High anxiety on Wall Street as it waits for Fed
In the 20 years Mike Marcotullio has worked on Wall Street, he’s seen historic market reversals that pushed weaker men to the brink of despair.
Like Jan. 23, when the Dow whipsawed 625 points in one day, fueling drama on the trading floor that ranked up there with the fallout from the crisis in the Long Term Capital Management hedge fund in 1998 and the technology bust of 2000 and 2001.
“There has been a lot of fear, panic and insecurity in the markets and the U.S. economy based on the housing decline,” said Marcotullio, senior principal in American Capital Partners, an investment bank in New York City.
This week, the stock market has been buoyed by hopes Federal Reserve Board Chairman Ben Bernanke will announce a one-half percentage point decrease in the Fed’s key rate today, and until he does, stocks will still be subject to wild swings, fueled by concern the unfolding housing crisis could lead to more writedowns in the financial sector and tip the country into recession.
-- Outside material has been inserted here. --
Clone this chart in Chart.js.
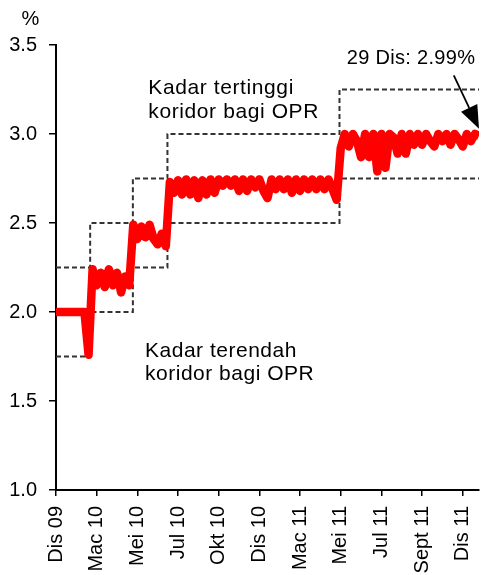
<!DOCTYPE html>
<html>
<head>
<meta charset="utf-8">
<script src="https://cdn.jsdelivr.net/npm/chart.js@4"></script>
<style>
  html, body { margin: 0; padding: 0; background: #fff; }
  #wrap { width: 481px; height: 575px; }
</style>
</head>
<body>
<div id="wrap"><canvas id="oprChart" width="481" height="575"></canvas></div>
<script>
// x axis labels, one every 10 steps
var tickLabels = ["Dis 09", "Mac 10", "Mei 10", "Jul 10", "Okt 10", "Dis 10", "Mac 11", "Mei 11", "Jul 11", "Sept 11", "Dis 11"];

// overnight rate (%), about one point per week
var rateValues = [
  2.0, 2.0, 2.0, 2.0, 2.0, 2.0, 2.0, 2.0, 1.76,
  2.24, 2.15, 2.22, 2.14, 2.24, 2.15, 2.22, 2.11, 2.2, 2.15,
  2.49, 2.41, 2.48, 2.42, 2.49, 2.41, 2.38, 2.44, 2.37,
  2.73, 2.67, 2.74, 2.66, 2.745, 2.66, 2.74, 2.64, 2.74, 2.66,
  2.745, 2.67, 2.745, 2.71, 2.745, 2.71, 2.745, 2.68, 2.745, 2.68,
  2.745, 2.7, 2.745, 2.68, 2.64, 2.745, 2.69, 2.745, 2.69, 2.745,
  2.67, 2.745, 2.68, 2.745, 2.69, 2.745, 2.69, 2.745, 2.69, 2.745,
  2.69, 2.63,
  2.92, 3.0, 2.93, 3.0, 2.96, 2.87, 3.0, 2.87, 3.0, 2.79,
  3.0, 2.81, 3.0, 2.98, 2.89, 3.0, 2.89, 3.0, 2.94, 3.0,
  2.94, 3.0, 2.96, 2.93, 3.0, 2.96, 3.0, 2.94, 3.0, 2.97,
  2.93, 3.0, 2.96, 3.0, 2.99
];

// OPR corridor: where each level starts (x steps) and the levels
var corridorStarts = [0, 8.4, 18.9, 27.4, 69.7, 104];
var corridorLow = [1.75, 2.0, 2.25, 2.5, 2.75, 2.75];
var corridorHigh = [2.25, 2.5, 2.75, 3.0, 3.25, 3.25];

var fontFamily = '"Liberation Sans", Arial, sans-serif';

// text notes, anchored in data units (x step, %)
var notes = [
  { lines: ["Kadar tertinggi", "koridor bagi OPR"], x: 22.7, y: 3.223, size: 21, spacing: 0.6 },
  { lines: ["Kadar terendah", "koridor bagi OPR"], x: 21.9, y: 1.75, size: 21, spacing: 0.5 },
  { lines: ["29 Dis: 2.99%"], x: 71.5, y: 3.392, size: 20, spacing: 0.3 }
];
var arrowFrom = { x: 97.8, y: 3.33 };
var arrowTo = { x: 104, y: 3.03 };

var notesPlugin = {
  id: 'notes',
  afterDraw: function(chart) {
    var ctx = chart.ctx;
    var sx = chart.scales.x, sy = chart.scales.y;
    ctx.save();
    ctx.fillStyle = '#000';
    ctx.textAlign = 'left';
    ctx.textBaseline = 'alphabetic';
    notes.forEach(function(n) {
      ctx.font = n.size + 'px ' + fontFamily;
      ctx.letterSpacing = n.spacing + 'px';
      var px = sx.getPixelForValue(n.x);
      var py = sy.getPixelForValue(n.y);
      n.lines.forEach(function(t, i) {
        ctx.fillText(t, px, py + i * 23.5);
      });
    });

    // "%" unit above the y axis
    ctx.letterSpacing = '0px';
    ctx.font = '20px ' + fontFamily;
    ctx.textAlign = 'center';
    ctx.fillText('%', chart.chartArea.left - 25.5, chart.chartArea.top - 20);

    // arrow to the last value
    var x1 = sx.getPixelForValue(arrowFrom.x), y1 = sy.getPixelForValue(arrowFrom.y);
    var x2 = sx.getPixelForValue(arrowTo.x), y2 = sy.getPixelForValue(arrowTo.y);
    var ang = Math.atan2(y2 - y1, x2 - x1);
    var head = 23, half = 9;
    var bx = x2 - head * Math.cos(ang), by = y2 - head * Math.sin(ang);
    ctx.strokeStyle = '#000';
    ctx.lineWidth = 1.8;
    ctx.beginPath();
    ctx.moveTo(x1, y1);
    ctx.lineTo(bx, by);
    ctx.stroke();
    ctx.beginPath();
    ctx.moveTo(x2, y2);
    ctx.lineTo(bx + half * Math.sin(ang), by - half * Math.cos(ang));
    ctx.lineTo(bx - half * Math.sin(ang), by + half * Math.cos(ang));
    ctx.closePath();
    ctx.fill();
    ctx.restore();
  }
};

var ctx = document.getElementById('oprChart').getContext('2d');
var oprChart = new Chart(ctx, {
  type: 'line',
  data: {
    datasets: [{
      data: rateValues.map(function(v, i) { return { x: i, y: v }; }),
      borderColor: '#ff0000',
      borderWidth: 8.5,
      borderJoinStyle: 'round',
      pointRadius: 0,
      tension: 0
    }, {
      data: corridorStarts.map(function(x, i) { return { x: x, y: corridorHigh[i] }; }),
      borderColor: '#333333',
      borderWidth: 2,
      borderDash: [5, 3],
      stepped: true,
      pointRadius: 0
    }, {
      data: corridorStarts.map(function(x, i) { return { x: x, y: corridorLow[i] }; }),
      borderColor: '#333333',
      borderWidth: 2,
      borderDash: [5, 3],
      stepped: true,
      pointRadius: 0
    }]
  },
  options: {
    responsive: false,
    animation: false,
    layout: { padding: { top: 45, right: 2, left: 0, bottom: 0 } },
    plugins: {
      legend: { display: false },
      tooltip: { enabled: false }
    },
    scales: {
      x: {
        type: 'linear',
        min: 0,
        max: 104,
        border: { color: '#000', width: 2 },
        grid: { drawOnChartArea: false, color: '#000', lineWidth: 1.5, tickLength: 6 },
        ticks: {
          stepSize: 10,
          includeBounds: false,
          autoSkip: false,
          minRotation: 90,
          maxRotation: 90,
          padding: 10,
          color: '#000',
          font: { family: fontFamily, size: 20 },
          callback: function(v) {
            var k = Math.round(v / 10);
            return Math.abs(v - k * 10) < 0.01 ? tickLabels[k] : '';
          }
        },
        afterFit: function(s) {
          s.height = 85;
          s.paddingLeft = 0;
          s.paddingRight = 0;
        }
      },
      y: {
        min: 1,
        max: 3.5,
        border: { color: '#000', width: 2 },
        grid: { drawOnChartArea: false, color: '#000', lineWidth: 1.5, tickLength: 7 },
        ticks: {
          stepSize: 0.5,
          padding: 12,
          color: '#000',
          font: { family: fontFamily, size: 20 },
          callback: function(v) { return v.toFixed(1); }
        },
        afterFit: function(s) {
          s.width = 56;
          s.paddingTop = 0;
          s.paddingBottom = 0;
        }
      }
    }
  },
  plugins: [notesPlugin]
});
</script>
</body>
</html>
“Even if the Fed cuts 50 basis points, investors are still going to worry about an economic slump, and that could do untold damage to confidence,” John Lonski, chief economist for Moody’s Investors Service, said yesterday.
Economic data released this week was mixed: Manufacturer’s orders for goods were up, but consumer confidence and home prices were down. Corporate earnings in some sectors, such as technology, were strong, but offset by losses in the financial and housing sectors. Countrywide, the nation’s largest mortgage lender posted a $422 million fourth-quarter loss yesterday.
“The market reaction to events has been extreme because of the uncertainty,” said Dennis Enright, principal at NW Capital Markets, a fixed-income broker dealer in Jersey City. “Nobody truly knows the impact on the financial institutions of subprime losses, and nobody truly knows the impact on the economy of the interest rate cuts.”
For individuals with stock options and retirement plans, the effect has been immediate, and severe in some cases.
“Probably back in 2000, when the tech bubble burst, was the last time I saw people have losses like this,” Jeffrey Lieberman, a general practice accountant in West Caldwell, said.
Lieberman’s clients, many of whom are nearing retirement age, have begun calling him regularly, concerned about the decrease in value of their portfolios and wanting to know what to do.
“I’ve been in this business for eight years and these are the wildest swings I’ve seen,” said Jorie Johnson, a financial planner from Manasquan, whose clients, mostly couples in their 40s and 50s, are less concerned about their retirement portfolios because they don’t plan on drawing on them in the near term.
For these couples, the drop in interest rates has been a boon, enabling them to refinance their mortgages at much lower rates. Two couples with mortgages at Countrywide have gotten new 10-year adjustable rate mortgages at 4.5 percent.
Unfortunately, refinancing is not an option in this market for those with weak credit, said JR Sangiuliano, who leads the Century 21 realty office in Clark and Rahway.
“Lowering the mortgage rates isn’t helping people who are out of work, or those who can’t afford the mortgage they have,” Sangiuliano said. “They are all going back to rent.”
In Union and Middlesex counties where Sangiuliano works, housing prices have dropped 14 percent to 16 percent.
“We are finding among people who bought in the past three or four years, that there are a lot of short sales and a lot of people selling who are behind in their mortgage payments,” Sangiuliano said.
Farrokh Langdana, a professor of economics at Rutgers University School of Business, has been tracking the economic slowdown since October. “You can lower rates until you are blue in the face, but it’s a matter of confidence,” said Langdana, a specialist in macroeconomic policy. “Sometimes a minor recession, or soft landing, is not the end of the world. Maybe it is time for consumers to spend less.”